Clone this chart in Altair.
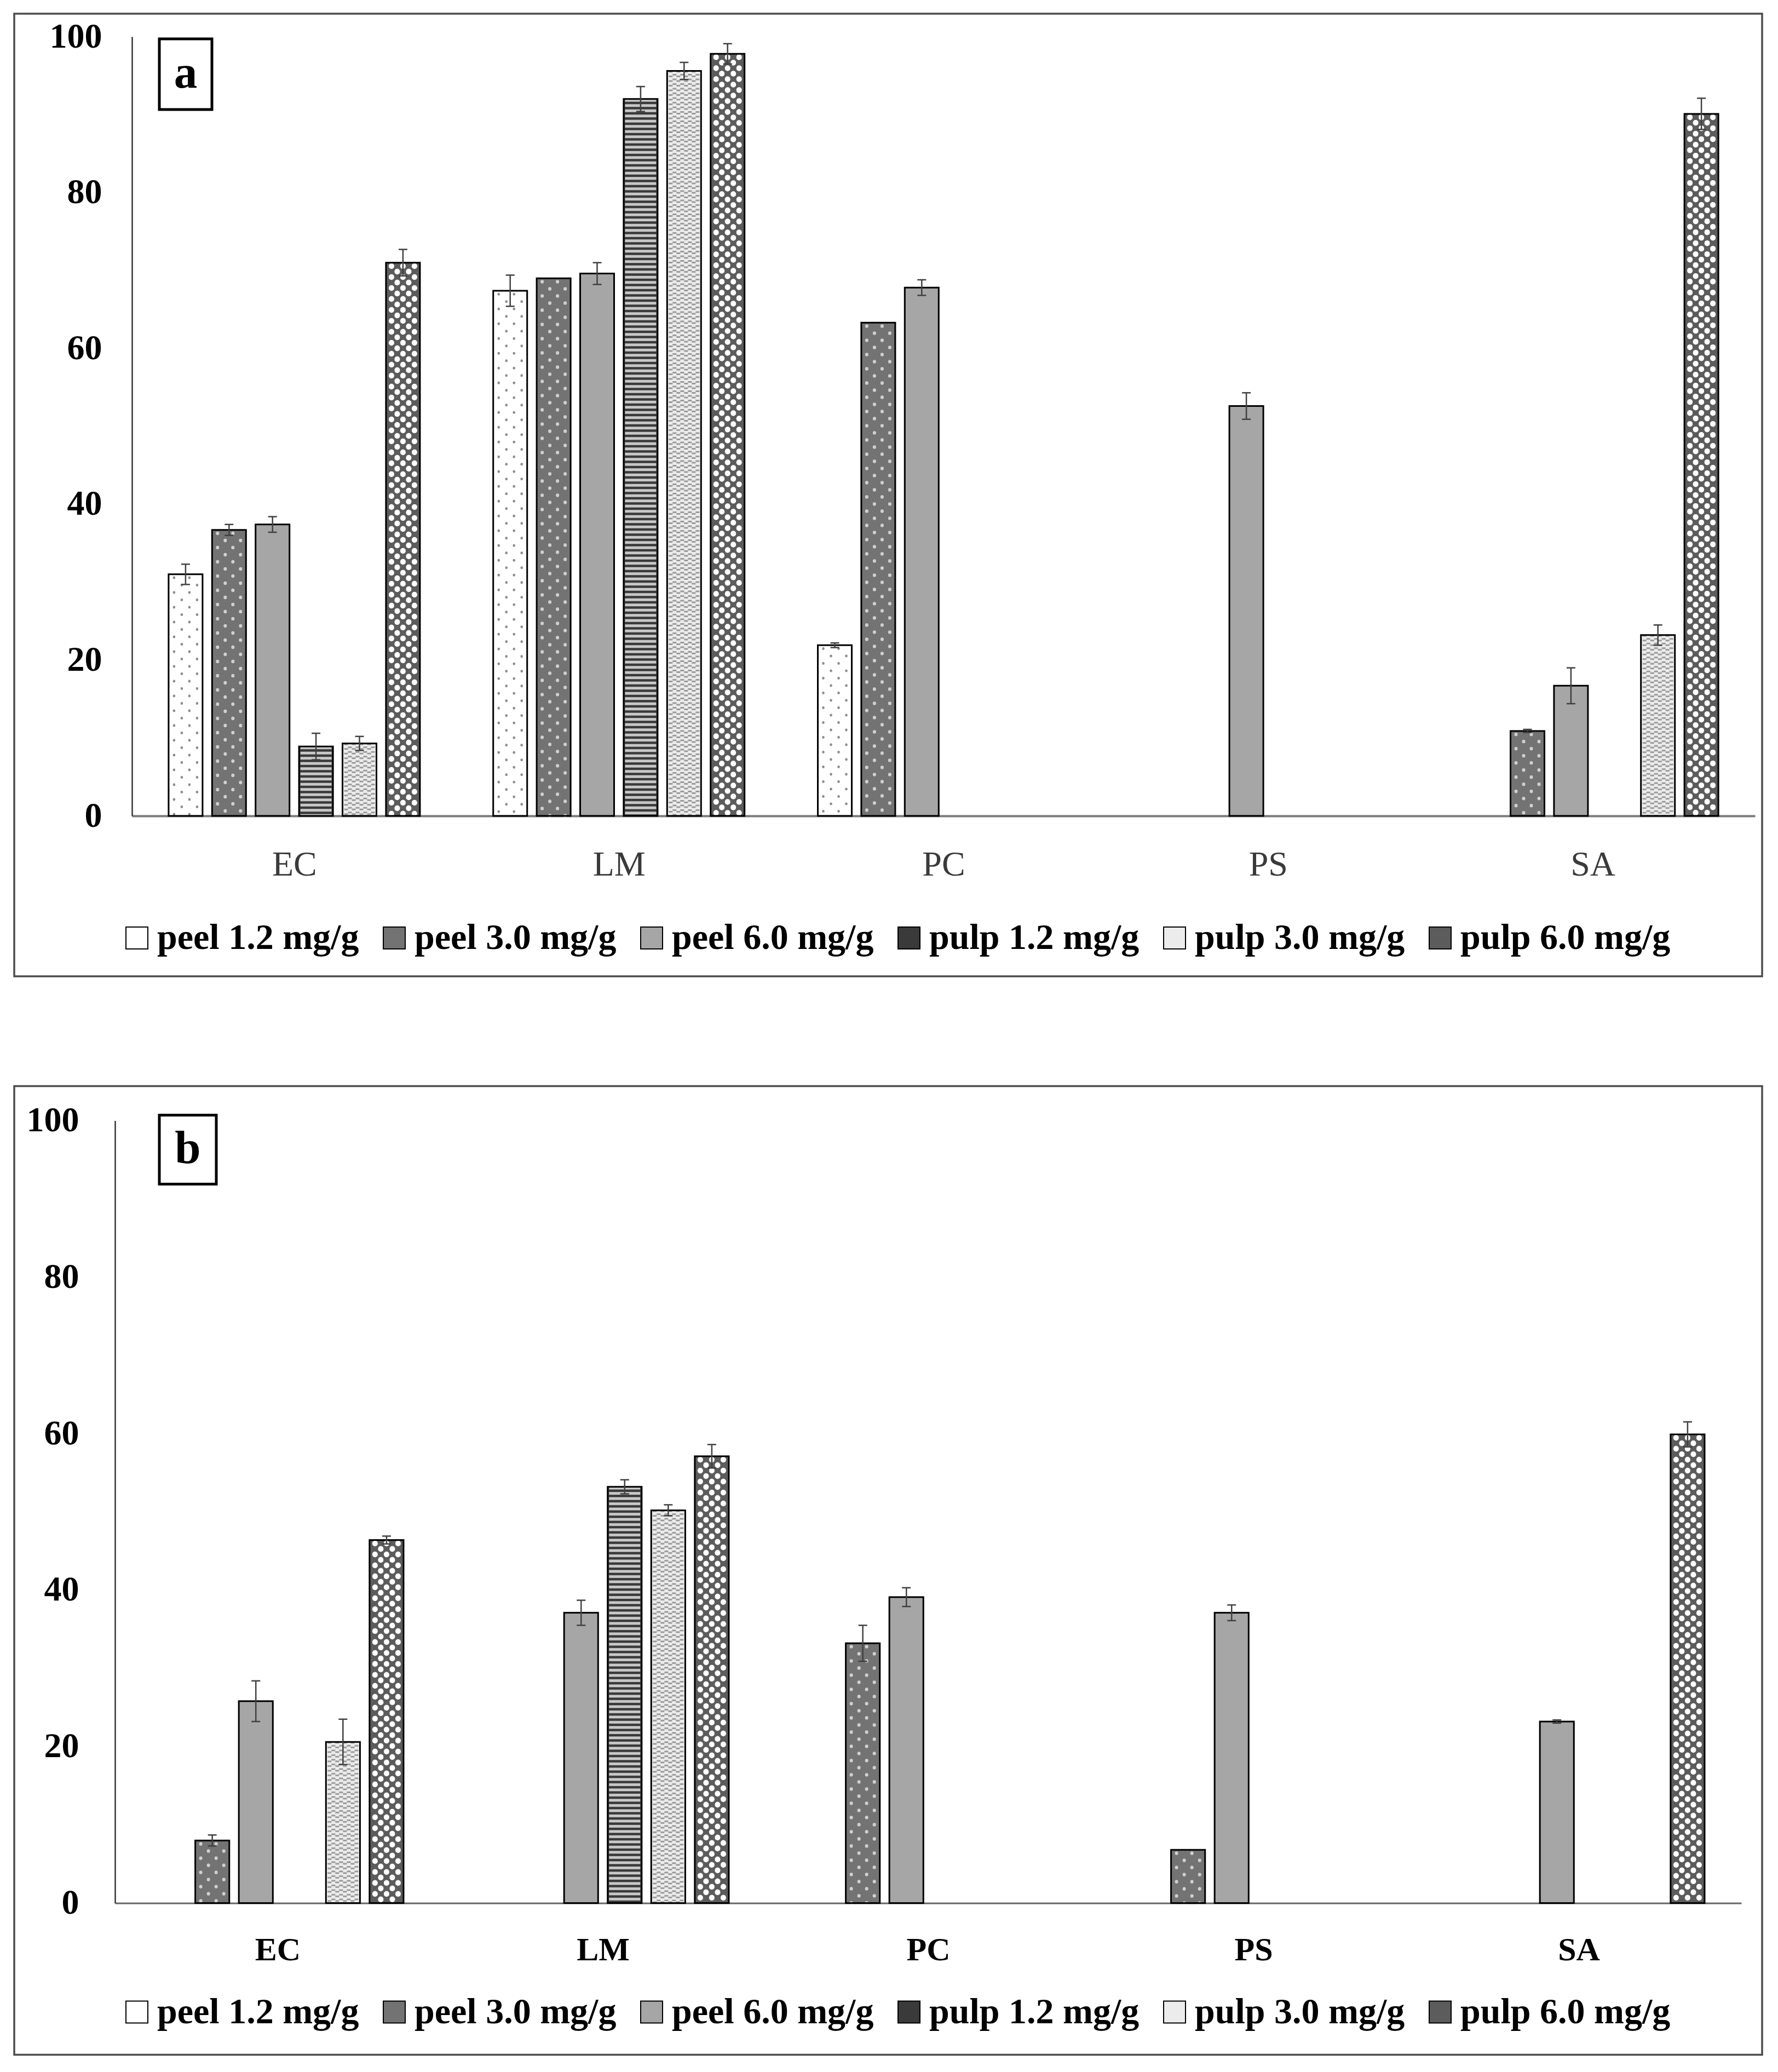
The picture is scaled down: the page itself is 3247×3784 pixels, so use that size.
import altair as alt
import pandas as pd

FONT = "Liberation Serif"

categories = ["EC", "LM", "PC", "PS", "SA"]
series = ["peel 1.2 mg/g", "peel 3.0 mg/g", "peel 6.0 mg/g",
          "pulp 1.2 mg/g", "pulp 3.0 mg/g", "pulp 6.0 mg/g"]

# ---- panel a (values for EC, LM, PC, PS, SA) ----
a_peel_12 = [31.0, 67.4, 21.9, 0.0, 0.0]
a_peel_30 = [36.7, 69.0, 63.3, 0.0, 10.9]
a_peel_60 = [37.4, 69.6, 67.8, 52.6, 16.7]
a_pulp_12 = [8.9, 92.0, 0.0, 0.0, 0.0]
a_pulp_30 = [9.3, 95.6, 0.0, 0.0, 23.2]
a_pulp_60 = [71.0, 97.8, 0.0, 0.0, 90.1]

a_err_peel_12 = [1.3, 2.0, 0.3, 0.0, 0.0]
a_err_peel_30 = [0.7, 0.0, 0.0, 0.0, 0.2]
a_err_peel_60 = [1.0, 1.4, 1.0, 1.7, 2.3]
a_err_pulp_12 = [1.7, 1.6, 0.0, 0.0, 0.0]
a_err_pulp_30 = [0.9, 1.1, 0.0, 0.0, 1.3]
a_err_pulp_60 = [1.7, 1.3, 0.0, 0.0, 2.0]

# ---- panel b ----
b_peel_12 = [0.0, 0.0, 0.0, 0.0, 0.0]
b_peel_30 = [8.0, 0.0, 33.2, 6.8, 0.0]
b_peel_60 = [25.8, 37.1, 39.1, 37.1, 23.2]
b_pulp_12 = [0.0, 53.2, 0.0, 0.0, 0.0]
b_pulp_30 = [20.6, 50.2, 0.0, 0.0, 0.0]
b_pulp_60 = [46.4, 57.1, 0.0, 0.0, 59.9]

b_err_peel_12 = [0.0, 0.0, 0.0, 0.0, 0.0]
b_err_peel_30 = [0.7, 0.0, 2.3, 0.0, 0.0]
b_err_peel_60 = [2.6, 1.6, 1.2, 1.0, 0.2]
b_err_pulp_12 = [0.0, 0.9, 0.0, 0.0, 0.0]
b_err_pulp_30 = [2.9, 0.7, 0.0, 0.0, 0.0]
b_err_pulp_60 = [0.5, 1.5, 0.0, 0.0, 1.6]

y_ticks = [0, 20, 40, 60, 80, 100]

# ---- layout / style ----
PLOT_W = 2964
UNIT = PLOT_W / len(categories)        # pixels per category
BAR_STEP = 79.4 / UNIT
BAR_HALF = 31.0 / UNIT
CAP = 8.0 / UNIT

base_fills = ["#ffffff", "#737373", "#a6a6a6", "#3a3a3a", "#ececec", "#5c5c5c"]

# pattern overlays: (colour, width, dash, dashoffset, cap, column offsets in px)
PATTERNS = {
    "peel 1.2 mg/g": [("#8c8c8c", 4.5, [0.5, 26.5], 21, "round", [-21, 7]),
                      ("#8c8c8c", 4.5, [0.5, 26.5], 7.5, "round", [-7, 21])],
    "peel 3.0 mg/g": [("#d0d0d0", 6, [0.5, 25.5], 20, "round", [-21, 7]),
                      ("#d0d0d0", 6, [0.5, 25.5], 7, "round", [-7, 21])],
    "pulp 1.2 mg/g": [("#c8c8c8", 57, [5, 4.5], 0, "butt", [0])],
    "pulp 3.0 mg/g": [("#9a9a9a", 7, [3, 5.5], 0, "butt", [-24.5, -10.5, 3.5, 17.5]),
                      ("#9a9a9a", 7, [3, 5.5], 3, "butt", [-17.5, -3.5, 10.5, 24.5])],
    "pulp 6.0 mg/g": [("#ffffff", 10, [0.5, 19.5], 14, "round", [-21, 0, 21]),
                      ("#ffffff", 10, [0.5, 19.5], 4, "round", [-10.5, 10.5])],
}

label_expr = "[" + ",".join("'%s'" % c for c in categories) + "][floor(datum.value)]"


def build(vals, errs):
    rows = []
    for si, s in enumerate(series):
        for ci, c in enumerate(categories):
            v = vals[si][ci]
            e = errs[si][ci]
            xc = ci + 0.5 + (si - 2.5) * BAR_STEP
            rows.append(dict(series=s, cat=c, value=v, err=e, xc=xc,
                             x0=xc - BAR_HALF, x1=xc + BAR_HALF,
                             lo=v - e, hi=v + e, cl=xc - CAP, cr=xc + CAP, zero=0.0))
    return pd.DataFrame(rows)


def panel(df, label, cfg):
    x_scale = alt.Scale(domain=[0, len(categories)], range=cfg["xrange"], nice=False, zero=False)
    y_scale = alt.Scale(domain=[0, 100], nice=False)
    x_axis = alt.Axis(orient="bottom", values=[i + 0.5 for i in range(len(categories))],
                      labelExpr=label_expr, title=None, ticks=False, tickSize=0, grid=False,
                      domain=True, domainColor=cfg["xdomain_color"], domainWidth=cfg["xdomain_width"],
                      labelFont=FONT, labelFontSize=cfg["xlabel_size"],
                      labelFontWeight=cfg["xlabel_weight"], labelColor=cfg["xlabel_color"],
                      labelPadding=cfg["xlabel_pad"], labelOverlap=False, labelFlush=False,
                      labels=True)
    y_axis = alt.Axis(orient="left", values=y_ticks, title=None, ticks=False, tickSize=0, grid=False,
                      domain=True, domainColor="#333333", domainWidth=2.5,
                      labelFont=FONT, labelFontSize=64, labelFontWeight="bold",
                      labelColor="black", labelPadding=cfg["ylabel_pad"],
                      offset=cfg["yoffset"], labelOverlap=False, labelFlush=False, labels=True)
    legend = alt.Legend(orient="none", legendX=cfg["legend_x"], legendY=cfg["legend_y"],
                        direction="horizontal", columns=6, title=None,
                        labelFont=FONT, labelFontSize=66, labelFontWeight="bold",
                        labelColor="black", symbolType="square", symbolSize=1600,
                        symbolStrokeColor="black", symbolStrokeWidth=2,
                        labelOffset=4, columnPadding=31, labelLimit=0, padding=0,
                        gridAlign="each")

    bars = df[df.value > 0]
    errs = bars[bars.err > 0]
    one = pd.DataFrame({"k": [0]})

    layers = []
    layers.append(alt.Chart(bars).mark_bar(strokeWidth=0).encode(
        x=alt.X("x0:Q", scale=x_scale, axis=x_axis),
        x2="x1:Q",
        y=alt.Y("value:Q", scale=y_scale, axis=y_axis),
        y2="zero:Q",
        color=alt.Color("series:N", scale=alt.Scale(domain=series, range=base_fills), legend=legend),
    ))

    layers.append(alt.Chart(one).mark_rect(fill="transparent", stroke="#4d4d4d", strokeWidth=3.5).encode(
        x=alt.value(-215), x2=alt.value(2977), y=alt.value(cfg["frame_y0"]), y2=alt.value(cfg["frame_y1"])))

    for s, specs in PATTERNS.items():
        sub = bars[bars.series == s]
        if sub.empty:
            continue
        for (col, w, dash, doff, cap, offs) in specs:
            prow = []
            for _, r in sub.iterrows():
                for o in offs:
                    prow.append(dict(px=r.xc + o / UNIT, value=r.value, zero=0.0))
            pdf = pd.DataFrame(prow)
            layers.append(alt.Chart(pdf).mark_rule(color=col, strokeWidth=w, strokeDash=dash,
                                                    strokeDashOffset=doff, strokeCap=cap).encode(
                x=alt.X("px:Q"), y=alt.Y("value:Q"), y2="zero:Q"))

    layers.append(alt.Chart(bars).mark_bar(fill="transparent", stroke="black", strokeWidth=3).encode(
        x=alt.X("x0:Q"), x2="x1:Q", y=alt.Y("value:Q"), y2="zero:Q"))

    layers.append(alt.Chart(errs).mark_rule(color="#404040", strokeWidth=2.5).encode(
        x=alt.X("xc:Q"), y=alt.Y("lo:Q"), y2="hi:Q"))
    layers.append(alt.Chart(errs).mark_rule(color="#404040", strokeWidth=2.5).encode(
        x=alt.X("cl:Q"), x2="cr:Q", y=alt.Y("hi:Q")))
    layers.append(alt.Chart(errs).mark_rule(color="#404040", strokeWidth=2.5).encode(
        x=alt.X("cl:Q"), x2="cr:Q", y=alt.Y("lo:Q")))

    bx0, bx1, by0, by1 = cfg["box"]
    layers.append(alt.Chart(one).mark_rect(fill="white", stroke="black", strokeWidth=5).encode(
        x=alt.value(bx0), x2=alt.value(bx1), y=alt.value(by0), y2=alt.value(by1)))
    layers.append(alt.Chart(one).mark_text(text=label, font=FONT, fontSize=85, fontWeight="bold",
                                           align="center", baseline="middle", color="black").encode(
        x=alt.value((bx0 + bx1) / 2), y=alt.value((by0 + by1) / 2 - 2)))

    return alt.layer(*layers).properties(width=PLOT_W, height=cfg["height"])


df_a = build([a_peel_12, a_peel_30, a_peel_60, a_pulp_12, a_pulp_30, a_pulp_60],
             [a_err_peel_12, a_err_peel_30, a_err_peel_60, a_err_pulp_12, a_err_pulp_30, a_err_pulp_60])
df_b = build([b_peel_12, b_peel_30, b_peel_60, b_pulp_12, b_pulp_30, b_pulp_60],
             [b_err_peel_12, b_err_peel_30, b_err_peel_60, b_err_pulp_12, b_err_pulp_30, b_err_pulp_60])

cfg_a = dict(xrange=[0, PLOT_W], height=1423, yoffset=0, ylabel_pad=55,
             xdomain_color="#7a7a7a", xdomain_width=4, xlabel_size=64,
             xlabel_weight="normal", xlabel_color="#3a3a3a", xlabel_pad=57,
             legend_x=-24, legend_y=1613, frame_y0=-42, frame_y1=1716,
             box=(50, 146, 4, 133))
cfg_b = dict(xrange=[-31, PLOT_W - 25], height=1429, yoffset=31, ylabel_pad=66,
             xdomain_color="#666666", xdomain_width=3, xlabel_size=60,
             xlabel_weight="bold", xlabel_color="black", xlabel_pad=57,
             legend_x=-24, legend_y=1595, frame_y0=-63, frame_y1=1706,
             box=(50, 154, -10, 116))

chart = alt.vconcat(panel(df_a, "a", cfg_a), panel(df_b, "b", cfg_b), spacing=196.5).resolve_scale(
    color="independent", x="independent", y="independent").resolve_legend(color="independent").properties(
    padding={"left": 16, "top": 15, "right": 8, "bottom": 8})

chart = chart.configure(font=FONT, background="white").configure_view(stroke="transparent", strokeWidth=0)

chart.save("out.html", embed_options={"renderer": "svg", "actions": False})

........

### TASK INSTRUCTIONS
Write down every line from the opening of the listing to the line with "b_pulp_60 = [46.4, 57.1, 0.0, 0.0, 59.9]", both included, and nothing else; the pictures are omitted.

### TASK RESPONSE
Clone this chart in Altair.
The picture is scaled down: the page itself is 3247×3784 pixels, so use that size.
import altair as alt
import pandas as pd

FONT = "Liberation Serif"

categories = ["EC", "LM", "PC", "PS", "SA"]
series = ["peel 1.2 mg/g", "peel 3.0 mg/g", "peel 6.0 mg/g",
          "pulp 1.2 mg/g", "pulp 3.0 mg/g", "pulp 6.0 mg/g"]

# ---- panel a (values for EC, LM, PC, PS, SA) ----
a_peel_12 = [31.0, 67.4, 21.9, 0.0, 0.0]
a_peel_30 = [36.7, 69.0, 63.3, 0.0, 10.9]
a_peel_60 = [37.4, 69.6, 67.8, 52.6, 16.7]
a_pulp_12 = [8.9, 92.0, 0.0, 0.0, 0.0]
a_pulp_30 = [9.3, 95.6, 0.0, 0.0, 23.2]
a_pulp_60 = [71.0, 97.8, 0.0, 0.0, 90.1]

a_err_peel_12 = [1.3, 2.0, 0.3, 0.0, 0.0]
a_err_peel_30 = [0.7, 0.0, 0.0, 0.0, 0.2]
a_err_peel_60 = [1.0, 1.4, 1.0, 1.7, 2.3]
a_err_pulp_12 = [1.7, 1.6, 0.0, 0.0, 0.0]
a_err_pulp_30 = [0.9, 1.1, 0.0, 0.0, 1.3]
a_err_pulp_60 = [1.7, 1.3, 0.0, 0.0, 2.0]

# ---- panel b ----
b_peel_12 = [0.0, 0.0, 0.0, 0.0, 0.0]
b_peel_30 = [8.0, 0.0, 33.2, 6.8, 0.0]
b_peel_60 = [25.8, 37.1, 39.1, 37.1, 23.2]
b_pulp_12 = [0.0, 53.2, 0.0, 0.0, 0.0]
b_pulp_30 = [20.6, 50.2, 0.0, 0.0, 0.0]
b_pulp_60 = [46.4, 57.1, 0.0, 0.0, 59.9]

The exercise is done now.